Four months prior to the opening, eight families had traveled to Hillsdale, Mich. to visit Hillsdale Academy.

“The purpose of the trip was to meet with administrators and learn about the Hillsdale Academy model, to understand the curriculum, to see the school in action, and to ask questions about why the Hillsdale Academy model was so successful in producing graduates that were intelligent, articulate, well-read, and had great character,” the Oakland Academy website reads.

Oakland Academy is one of many private schools, charter schools, and homeschooling families across the nation that has received some kind of guidance from the Hillsdale Academy and its curriculum.

The academy was founded in 1990 to provide a model of traditional and classical education and an example of how effective that education can be.

The academy’s success has begun to spread by word of mouth and through affiliation with Hillsdale College.
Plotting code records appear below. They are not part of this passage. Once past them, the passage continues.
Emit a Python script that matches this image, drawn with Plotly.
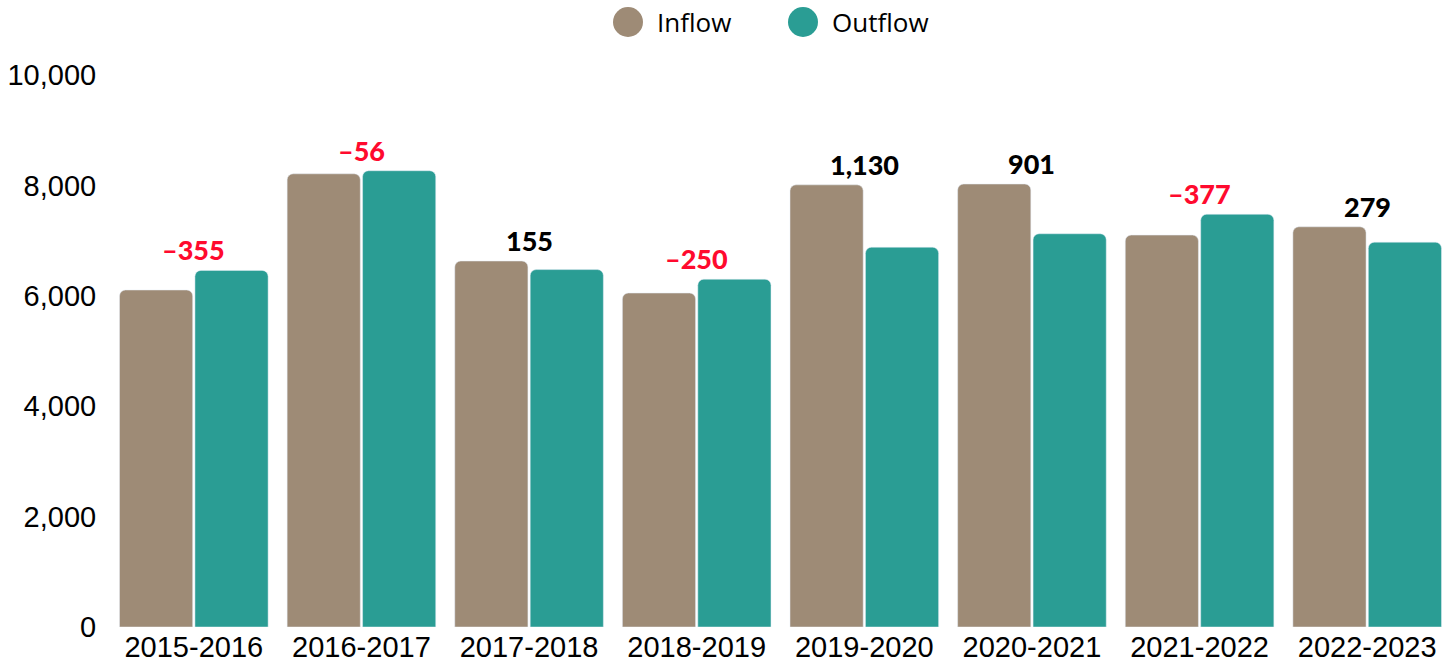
import plotly.graph_objects as go

years = ["2015-2016", "2016-2017", "2017-2018", "2018-2019",
         "2019-2020", "2020-2021", "2021-2022", "2022-2023"]
inflow = [6105, 8210, 6630, 6050, 8010, 8025, 7100, 7250]
outflow = [6460, 8266, 6475, 6300, 6880, 7124, 7477, 6971]
net = [-355, -56, 155, -250, 1130, 901, -377, 279]

INFLOW_C = "#9e8b76"
OUTFLOW_C = "#2a9d94"
RED = "#ff0a2e"

L, R, T, B = 110, 4, 75, 44
PW, PH = 1455 - L - R, 671 - T - B

fig = go.Figure()
fig.add_trace(go.Bar(x=years, y=inflow, name="Inflow", marker=dict(color=INFLOW_C, cornerradius=6),
                     showlegend=False))
fig.add_trace(go.Bar(x=years, y=outflow, name="Outflow", marker=dict(color=OUTFLOW_C, cornerradius=6),
                     showlegend=False))

for yr, a, b, n in zip(years, inflow, outflow, net):
    txt = f"{n:,}" if n >= 0 else "–" + f"{abs(n):,}"
    fig.add_annotation(x=yr, y=max(a, b), text=txt, showarrow=False, yanchor="bottom",
                       yshift=2, font=dict(family="Lato", size=27, weight=900,
                                           color=RED if n < 0 else "#000000"))

# legend drawn manually with large circles
legend_items = [("Inflow", INFLOW_C, 628), ("Outflow", OUTFLOW_C, 803)]
for name, col, px in legend_items:
    fig.add_shape(type="circle", xref="paper", yref="paper", xsizemode="pixel", ysizemode="pixel",
                  xanchor=(px - L) / PW, yanchor=1 + (T - 22) / PH,
                  x0=-15, x1=15, y0=-15, y1=15, fillcolor=col, line=dict(width=0))
    fig.add_annotation(xref="paper", yref="paper", x=(px + 27 - L) / PW, y=1 + (T - 22) / PH,
                       text=name, showarrow=False, xanchor="left", yanchor="middle",
                       font=dict(family="Open Sans", size=26, color="#000000"))

fig.update_layout(
    width=1455, height=671,
    margin=dict(l=L, r=R, t=T, b=B),
    paper_bgcolor="white", plot_bgcolor="white",
    barmode="group", bargap=0.1, bargroupgap=0.03,
    showlegend=False,
    xaxis=dict(showgrid=False, showline=False, ticks="",
               tickfont=dict(family="Liberation Sans", size=29, color="#000000")),
    yaxis=dict(range=[0, 10000], tickvals=[0, 2000, 4000, 6000, 8000, 10000], tickformat=",",
               showgrid=False, zeroline=False, showline=False, ticks="outside", ticklen=7,
               tickcolor="rgba(0,0,0,0)",
               tickfont=dict(family="Liberation Sans", size=29, color="#000000")),
)

fig.write_html("out.html", config={"displayModeBar": False},
               post_script="document.body.style.margin='0px';")
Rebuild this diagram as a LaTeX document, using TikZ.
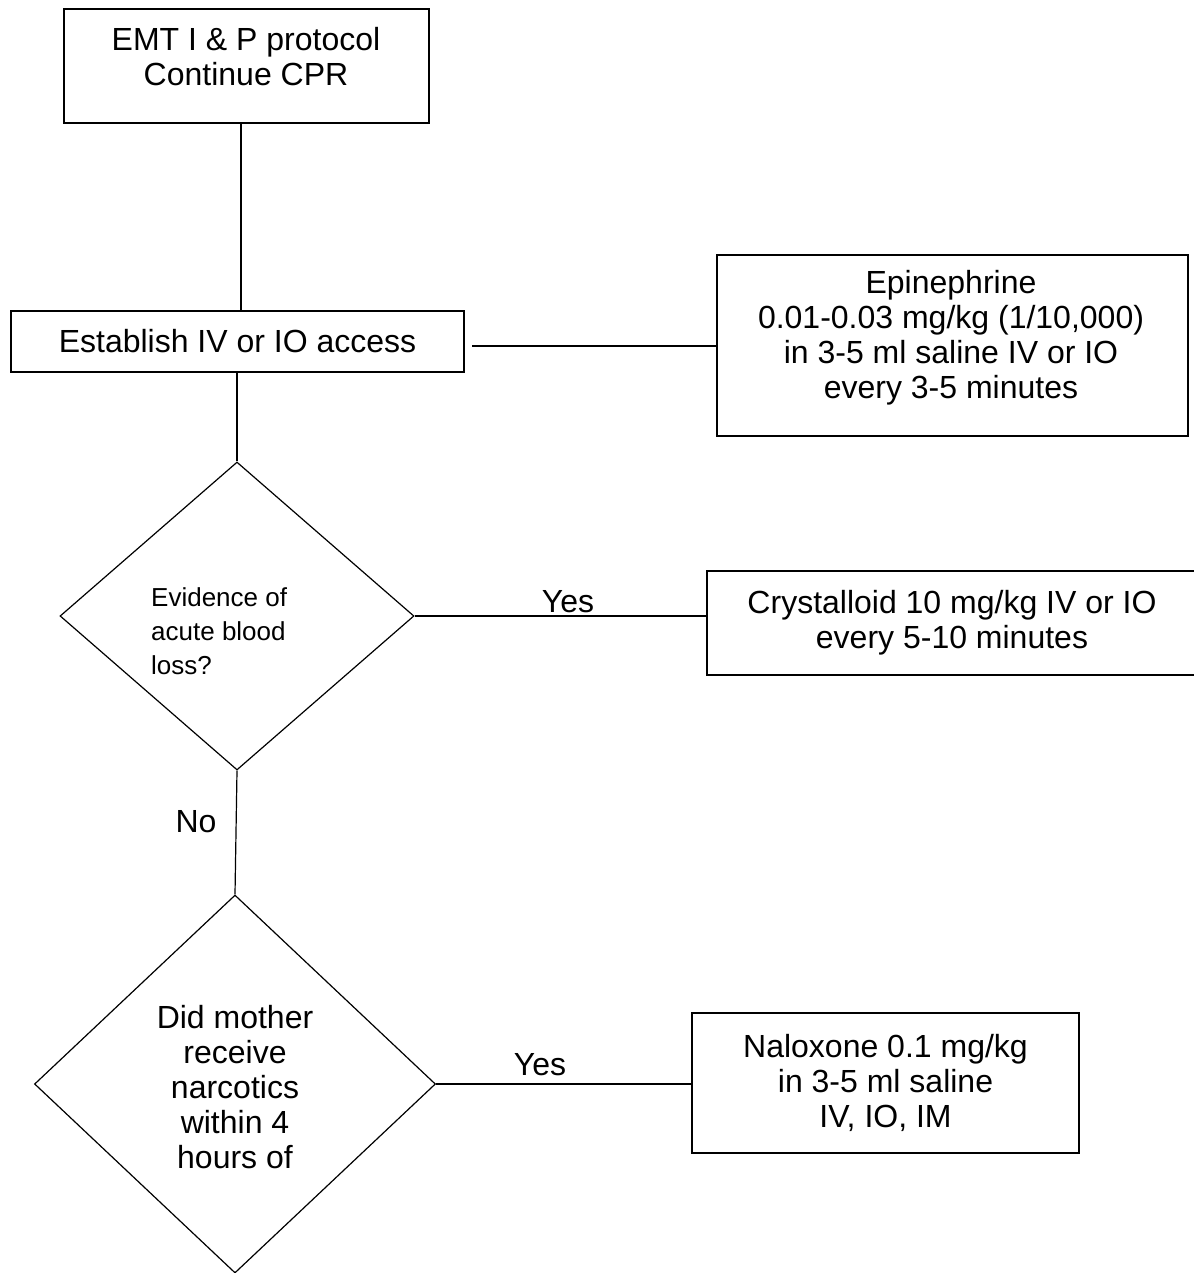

Hillsdale Academy Headmaster Ken Calvert said that on Wednesday alone three schools contacted him about the academies curriculum: one in Idaho, one in Maine, and one in Illinois.

The academy has a reference guide available online and print that other schools can use to either get their school started or revamp their curriculum.

“They can use them as much or as little as they like,” Calvert said. “I’m in contact with the schools that are serious and really working hard.”

Calvert says he stays in touch with certain schools usually on a monthly basis.

“We are not there to dictate to them,” Calvert said. “They look to us for guidance or insight. And a lot of times, we learn a great deal from working with these schools.”

Calvert said the academy model is distinct from the Barney Charter School Initiative in that it reaches beyond the charter schools to private schools as well as parents looking to homeschool their children. The Hillsdale Academy model also does not have the barriers of charter school laws that the Barney Charter School Initiative has to work around.

“The genius of what Hillsdale College is doing is that we are helping everyone who needs help and everyone who comes to us,” he said.

Recently, the academy has assisted Oakdale; Midland Christian School in Midland, Mich.; and Bridgedale Academy in Westmont, Ill. They also helped the College of the Ozarks in Missouri establish a partnership with a private school much like the Hillsdale College and Hillsdale Academy partnership.

Calvert said the academy also partners with Hillsdale College to offer teaching apprenticeships for college students who would like to teach. The college dropped their teaching certification program two years ago.

“There are more students who want to teach now than there were when we had the certification program,” Calvert said. “We take students who have a real desire to teach and have them work in the academy for a semester.”

Calvert said that these students often get jobs teaching soon after they graduate in private and charter schools across the nation.

“Once [other classical schools] hear we’ve got a new group of apprentices, we start getting the phone calls,” he said.